• _The request_: Reproduce every line of the listing as written, apart from the pictures.
# # # #
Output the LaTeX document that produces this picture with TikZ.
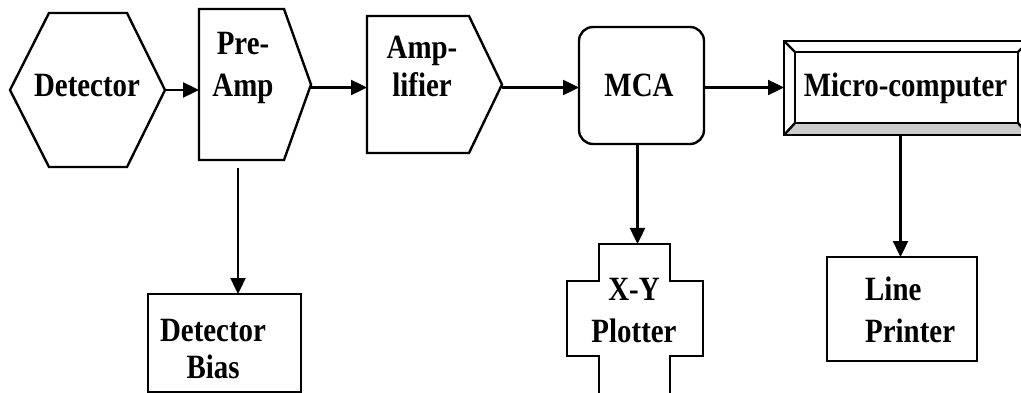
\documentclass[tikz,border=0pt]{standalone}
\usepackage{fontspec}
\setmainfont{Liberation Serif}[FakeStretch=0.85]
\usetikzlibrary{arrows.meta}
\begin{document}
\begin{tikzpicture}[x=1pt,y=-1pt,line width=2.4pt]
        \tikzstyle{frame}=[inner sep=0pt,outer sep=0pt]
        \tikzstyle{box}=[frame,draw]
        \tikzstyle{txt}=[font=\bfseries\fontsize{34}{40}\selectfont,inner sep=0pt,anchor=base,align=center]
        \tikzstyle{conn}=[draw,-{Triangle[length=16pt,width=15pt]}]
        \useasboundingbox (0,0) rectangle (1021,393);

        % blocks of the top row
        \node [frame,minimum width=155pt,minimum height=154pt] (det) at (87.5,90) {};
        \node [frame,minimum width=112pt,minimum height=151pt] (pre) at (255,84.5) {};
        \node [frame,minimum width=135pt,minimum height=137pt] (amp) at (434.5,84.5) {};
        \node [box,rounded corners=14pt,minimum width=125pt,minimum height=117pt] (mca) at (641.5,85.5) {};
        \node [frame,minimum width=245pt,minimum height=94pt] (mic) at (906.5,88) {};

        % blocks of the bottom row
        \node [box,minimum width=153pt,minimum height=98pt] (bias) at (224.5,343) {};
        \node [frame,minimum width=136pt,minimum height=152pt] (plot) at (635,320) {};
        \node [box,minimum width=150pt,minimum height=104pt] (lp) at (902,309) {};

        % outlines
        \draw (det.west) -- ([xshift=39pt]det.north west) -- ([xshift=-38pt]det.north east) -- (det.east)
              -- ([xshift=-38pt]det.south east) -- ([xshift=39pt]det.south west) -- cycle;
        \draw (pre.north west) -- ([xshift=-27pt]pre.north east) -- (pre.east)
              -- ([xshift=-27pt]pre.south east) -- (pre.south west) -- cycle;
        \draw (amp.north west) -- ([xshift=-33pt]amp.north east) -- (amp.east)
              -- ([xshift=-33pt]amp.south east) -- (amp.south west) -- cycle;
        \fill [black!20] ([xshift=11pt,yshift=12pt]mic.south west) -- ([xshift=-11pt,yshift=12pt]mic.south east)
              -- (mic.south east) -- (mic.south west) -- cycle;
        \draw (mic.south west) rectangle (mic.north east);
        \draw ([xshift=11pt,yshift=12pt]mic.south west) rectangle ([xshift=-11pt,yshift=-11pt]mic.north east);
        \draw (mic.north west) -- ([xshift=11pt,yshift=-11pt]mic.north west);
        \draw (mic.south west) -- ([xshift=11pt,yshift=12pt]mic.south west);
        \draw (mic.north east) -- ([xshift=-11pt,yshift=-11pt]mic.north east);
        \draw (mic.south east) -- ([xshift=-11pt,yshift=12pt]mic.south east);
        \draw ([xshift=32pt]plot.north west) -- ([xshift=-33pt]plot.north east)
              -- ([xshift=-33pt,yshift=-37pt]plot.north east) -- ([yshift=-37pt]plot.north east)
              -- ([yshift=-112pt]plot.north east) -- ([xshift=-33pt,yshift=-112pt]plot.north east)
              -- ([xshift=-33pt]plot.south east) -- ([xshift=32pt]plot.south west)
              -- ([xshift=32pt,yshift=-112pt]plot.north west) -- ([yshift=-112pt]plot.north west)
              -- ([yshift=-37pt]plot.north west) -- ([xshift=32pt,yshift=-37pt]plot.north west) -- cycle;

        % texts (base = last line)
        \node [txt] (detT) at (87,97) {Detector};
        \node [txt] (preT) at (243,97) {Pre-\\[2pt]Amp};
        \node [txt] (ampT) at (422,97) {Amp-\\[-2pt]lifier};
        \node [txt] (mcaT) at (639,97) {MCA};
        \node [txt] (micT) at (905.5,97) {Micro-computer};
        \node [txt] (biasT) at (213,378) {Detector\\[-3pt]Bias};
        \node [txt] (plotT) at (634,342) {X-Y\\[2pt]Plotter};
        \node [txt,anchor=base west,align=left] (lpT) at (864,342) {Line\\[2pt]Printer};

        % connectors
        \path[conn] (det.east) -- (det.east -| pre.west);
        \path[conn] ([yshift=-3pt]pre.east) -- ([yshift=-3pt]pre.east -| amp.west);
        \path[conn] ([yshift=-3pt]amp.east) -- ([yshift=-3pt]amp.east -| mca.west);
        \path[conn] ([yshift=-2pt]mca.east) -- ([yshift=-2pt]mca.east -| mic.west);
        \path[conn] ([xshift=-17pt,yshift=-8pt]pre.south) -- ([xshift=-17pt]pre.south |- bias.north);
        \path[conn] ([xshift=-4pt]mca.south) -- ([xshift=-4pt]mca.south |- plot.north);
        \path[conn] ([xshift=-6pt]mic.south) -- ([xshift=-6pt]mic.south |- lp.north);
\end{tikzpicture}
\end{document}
# # # #
• _Written solution_:
Output the LaTeX document that produces this picture with TikZ.
\documentclass[tikz,border=0pt]{standalone}
\usepackage{fontspec}
\setmainfont{Liberation Serif}[FakeStretch=0.85]
\usetikzlibrary{arrows.meta}
\begin{document}
\begin{tikzpicture}[x=1pt,y=-1pt,line width=2.4pt]
        \tikzstyle{frame}=[inner sep=0pt,outer sep=0pt]
        \tikzstyle{box}=[frame,draw]
        \tikzstyle{txt}=[font=\bfseries\fontsize{34}{40}\selectfont,inner sep=0pt,anchor=base,align=center]
        \tikzstyle{conn}=[draw,-{Triangle[length=16pt,width=15pt]}]
        \useasboundingbox (0,0) rectangle (1021,393);

        % blocks of the top row
        \node [frame,minimum width=155pt,minimum height=154pt] (det) at (87.5,90) {};
        \node [frame,minimum width=112pt,minimum height=151pt] (pre) at (255,84.5) {};
        \node [frame,minimum width=135pt,minimum height=137pt] (amp) at (434.5,84.5) {};
        \node [box,rounded corners=14pt,minimum width=125pt,minimum height=117pt] (mca) at (641.5,85.5) {};
        \node [frame,minimum width=245pt,minimum height=94pt] (mic) at (906.5,88) {};

        % blocks of the bottom row
        \node [box,minimum width=153pt,minimum height=98pt] (bias) at (224.5,343) {};
        \node [frame,minimum width=136pt,minimum height=152pt] (plot) at (635,320) {};
        \node [box,minimum width=150pt,minimum height=104pt] (lp) at (902,309) {};

        % outlines
        \draw (det.west) -- ([xshift=39pt]det.north west) -- ([xshift=-38pt]det.north east) -- (det.east)
              -- ([xshift=-38pt]det.south east) -- ([xshift=39pt]det.south west) -- cycle;
        \draw (pre.north west) -- ([xshift=-27pt]pre.north east) -- (pre.east)
              -- ([xshift=-27pt]pre.south east) -- (pre.south west) -- cycle;
        \draw (amp.north west) -- ([xshift=-33pt]amp.north east) -- (amp.east)
              -- ([xshift=-33pt]amp.south east) -- (amp.south west) -- cycle;
        \fill [black!20] ([xshift=11pt,yshift=12pt]mic.south west) -- ([xshift=-11pt,yshift=12pt]mic.south east)
              -- (mic.south east) -- (mic.south west) -- cycle;
        \draw (mic.south west) rectangle (mic.north east);
        \draw ([xshift=11pt,yshift=12pt]mic.south west) rectangle ([xshift=-11pt,yshift=-11pt]mic.north east);
        \draw (mic.north west) -- ([xshift=11pt,yshift=-11pt]mic.north west);
        \draw (mic.south west) -- ([xshift=11pt,yshift=12pt]mic.south west);
        \draw (mic.north east) -- ([xshift=-11pt,yshift=-11pt]mic.north east);
        \draw (mic.south east) -- ([xshift=-11pt,yshift=12pt]mic.south east);
        \draw ([xshift=32pt]plot.north west) -- ([xshift=-33pt]plot.north east)
              -- ([xshift=-33pt,yshift=-37pt]plot.north east) -- ([yshift=-37pt]plot.north east)
              -- ([yshift=-112pt]plot.north east) -- ([xshift=-33pt,yshift=-112pt]plot.north east)
              -- ([xshift=-33pt]plot.south east) -- ([xshift=32pt]plot.south west)
              -- ([xshift=32pt,yshift=-112pt]plot.north west) -- ([yshift=-112pt]plot.north west)
              -- ([yshift=-37pt]plot.north west) -- ([xshift=32pt,yshift=-37pt]plot.north west) -- cycle;

        % texts (base = last line)
        \node [txt] (detT) at (87,97) {Detector};
        \node [txt] (preT) at (243,97) {Pre-\\[2pt]Amp};
        \node [txt] (ampT) at (422,97) {Amp-\\[-2pt]lifier};
        \node [txt] (mcaT) at (639,97) {MCA};
        \node [txt] (micT) at (905.5,97) {Micro-computer};
        \node [txt] (biasT) at (213,378) {Detector\\[-3pt]Bias};
        \node [txt] (plotT) at (634,342) {X-Y\\[2pt]Plotter};
        \node [txt,anchor=base west,align=left] (lpT) at (864,342) {Line\\[2pt]Printer};

        % connectors
        \path[conn] (det.east) -- (det.east -| pre.west);
        \path[conn] ([yshift=-3pt]pre.east) -- ([yshift=-3pt]pre.east -| amp.west);
        \path[conn] ([yshift=-3pt]amp.east) -- ([yshift=-3pt]amp.east -| mca.west);
        \path[conn] ([yshift=-2pt]mca.east) -- ([yshift=-2pt]mca.east -| mic.west);
        \path[conn] ([xshift=-17pt,yshift=-8pt]pre.south) -- ([xshift=-17pt]pre.south |- bias.north);
        \path[conn] ([xshift=-4pt]mca.south) -- ([xshift=-4pt]mca.south |- plot.north);
        \path[conn] ([xshift=-6pt]mic.south) -- ([xshift=-6pt]mic.south |- lp.north);
\end{tikzpicture}
\end{document}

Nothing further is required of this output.